Peer-to-peer marketplace
Investors can trade tokens with each other in real time while the wine continues aging in storage. This creates liquidity in a category that has historically required holding bottles for years before sale through brokers or auction houses.
Physical redemption
An investor who accumulates all 100 tokens tied to a bottle can redeem the units for the physical wine once it reaches maturity — preserving the collectible dimension alongside the investment one.
Early producer access
Partner wineries list wines while still aging, giving investors exposure earlier in the lifecycle and giving producers capital before traditional distribution and retail.

STRATEGY
The product work was paired with a full go-to-market plan: positioning, target audience, launch sequence, and a post-launch roadmap covering prediction markets, hedging, and incentives to retain cash in the platform.
The strategic thesis: Vyne wins when the category treats it as a marketplace, not a fintech product. The brand leans on wine’s cultural codes — estates, vintages, provenance — rather than the vocabulary of trading apps.
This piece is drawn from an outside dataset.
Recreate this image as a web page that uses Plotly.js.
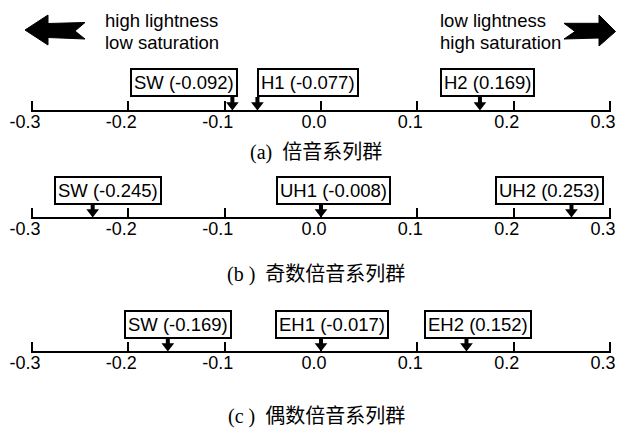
<!DOCTYPE html>
<html>
<head>
<meta charset="utf-8">
<script src="https://cdn.plot.ly/plotly-3.0.1.min.js"></script>
<style>html,body{margin:0;padding:0;background:#fff;}#chart{width:617px;height:432px;}</style>
</head>
<body>
<div id="chart"></div>
<script>
// ---------- data ----------
const tickValues = [-0.3, -0.2, -0.1, 0.0, 0.1, 0.2, 0.3];
const tickLabels = ['-0.3', '-0.2', '-0.1', '0.0', '0.1', '0.2', '0.3'];

const namesA = ['SW', 'H1', 'H2'];
const valuesA = [-0.092, -0.077, 0.169];
const arrowsA = [-0.092, -0.066, 0.165];

const namesB = ['SW', 'UH1', 'UH2'];
const valuesB = [-0.245, -0.008, 0.253];
const arrowsB = [-0.237, 0.0, 0.260];

const namesC = ['SW', 'EH1', 'EH2'];
const valuesC = [-0.169, -0.017, 0.152];
const arrowsC = [-0.159, 0.0, 0.151];

const captionTags = ['(a)', '(b )', '(c )'];
const captionTitles = ['倍音系列群', '奇数倍音系列群', '偶数倍音系列群'];
const leftNote = ['high lightness', 'low saturation'];
const rightNote = ['low lightness', 'high saturation'];

// ---------- layout helpers ----------
const W = 617, H = 432;
const SANS = 'Liberation Sans, Arial, sans-serif';
const groups = [
  {names: namesA, values: valuesA, arrows: arrowsA, axisY: 112, boxY: 82.5, boxX: [-0.142, -0.0138, 0.1726], capY: 150, xa: 'x'},
  {names: namesB, values: valuesB, arrows: arrowsB, axisY: 219, boxY: 190, boxX: [-0.2213, 0.0132, 0.2375], capY: 272, xa: 'x2'},
  {names: namesC, values: valuesC, arrows: arrowsC, axisY: 353, boxY: 324, boxX: [-0.1488, 0.0111, 0.1634], capY: 414, xa: 'x3'}
];
const BOX_HALF = 14.5;
const HEAD = 11;

// pixel scale: -0.3 -> 32px, 0.3 -> 610px; pad the range a little so the end ticks are kept
const PAD = 0.004;
const PXPERUNIT = (610 - 32) / 0.6;
const DOM = [(32 - PAD * PXPERUNIT) / W, (610 + PAD * PXPERUNIT) / W];

function axisDef(axisY, overlay) {
  const a = {
    domain: DOM, range: [tickValues[0] - PAD, tickValues[tickValues.length - 1] + PAD], anchor: 'free', position: 1 - axisY / H,
    showline: false,
    ticks: 'inside', ticklen: 11, tickwidth: 2, tickcolor: '#000',
    tickmode: 'array', tickvals: tickValues, ticktext: tickLabels,
    tickfont: {family: SANS, size: 18, color: '#000'},
    ticklabelstandoff: -3, ticklabelshift: -7, ticklabeloverflow: 'allow',
    showgrid: false, zeroline: false, fixedrange: true
  };
  if (overlay) a.overlaying = 'x';
  return a;
}

const traces = [];
const annotations = [];
const shapes = [];
groups.forEach((g, gi) => {
  // axis base line spanning the tick range
  shapes.push({type: 'line', xref: 'x', yref: 'y', x0: tickValues[0] - 0.001, x1: tickValues[tickValues.length - 1] + 0.001,
    y0: g.axisY - 1, y1: g.axisY - 1, line: {color: '#000', width: 2.2}});
  const sx = [], sy = [];
  g.arrows.forEach(v => { sx.push(v, v, null); sy.push(g.boxY + BOX_HALF, g.axisY - HEAD / 2 - 2, null); });
  traces.push({x: sx, y: sy, xaxis: g.xa, yaxis: 'y', mode: 'lines', line: {color: '#000', width: 4}, hoverinfo: 'skip', showlegend: false});
  traces.push({x: g.arrows, y: g.arrows.map(() => g.axisY - HEAD / 2 - 1.5), xaxis: g.xa, yaxis: 'y', mode: 'markers',
    marker: {symbol: 'triangle-down', size: HEAD, color: '#000', line: {width: 0}}, hoverinfo: 'skip', showlegend: false});
  g.names.forEach((n, i) => {
    annotations.push({
      xref: 'x', yref: 'y', x: g.boxX[i], y: g.boxY, showarrow: false,
      text: n + ' (' + g.values[i].toFixed(3) + ')',
      font: {family: SANS, size: 18.5, color: '#000'},
      bordercolor: '#000', borderwidth: 2, borderpad: 2, bgcolor: '#fff'
    });
  });
  annotations.push({
    xref: 'paper', yref: 'y', x: 316 / W, y: g.capY, showarrow: false, xanchor: 'center', yanchor: 'middle',
    text: captionTags[gi] + '\u00a0\u00a0<span style="font-family:Noto Sans CJK SC">' + captionTitles[gi] + '</span>',
    font: {family: 'Liberation Serif, Times New Roman, serif', size: 20, color: '#000'}
  });
});

[20, 42].forEach((yy, i) => {
  annotations.push({xref: 'paper', yref: 'y', x: 103 / W, y: yy, xanchor: 'left', yanchor: 'middle', showarrow: false,
    text: leftNote[i], font: {family: SANS, size: 18.5, color: '#000'}});
  annotations.push({xref: 'paper', yref: 'y', x: 438 / W, y: yy, xanchor: 'left', yanchor: 'middle', showarrow: false,
    text: rightNote[i], font: {family: SANS, size: 18.5, color: '#000'}});
});

function pathOf(pts) {
  return 'M ' + pts.map(p => (p[0] / W).toFixed(5) + ',' + p[1]).join(' L ') + ' Z';
}
const leftArrow = [[25, 30], [48, 15], [48, 23.5], [85, 22.5], [75, 31], [85, 39], [48, 37.5], [48, 45]];
const rightArrow = [[564, 23.3], [599, 23.3], [599, 15], [615.5, 31.5], [599, 46], [599, 38], [564, 39], [575, 31.5]];
[leftArrow, rightArrow].forEach(p => shapes.push({
  type: 'path', xref: 'paper', yref: 'y', path: pathOf(p), fillcolor: '#000', line: {color: '#000', width: 1}
}));

const layout = {
  width: W, height: H, margin: {l: 0, r: 0, t: 0, b: 0},
  paper_bgcolor: '#fff', plot_bgcolor: 'rgba(0,0,0,0)', showlegend: false,
  xaxis: axisDef(groups[0].axisY, false),
  xaxis2: axisDef(groups[1].axisY, true),
  xaxis3: axisDef(groups[2].axisY, true),
  yaxis: {domain: [0, 1], range: [H, 0], visible: false, fixedrange: true, showgrid: false, zeroline: false},
  annotations: annotations, shapes: shapes
};

Plotly.newPlot('chart', traces, layout, {displayModeBar: false, staticPlot: true});
</script>
</body>
</html>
- Market positioning and target audience definition
- Marketing strategy across launch and post-launch
- Future strategy: prediction markets, hedging instruments, incentives to retain cash

REFLECTION
Vyne worked as a concept because the product was designed in the shape of the category — tokens that age with the wine, a marketplace that respects provenance, a currency that lets investors move at the speed of interest rather than the speed of a broker.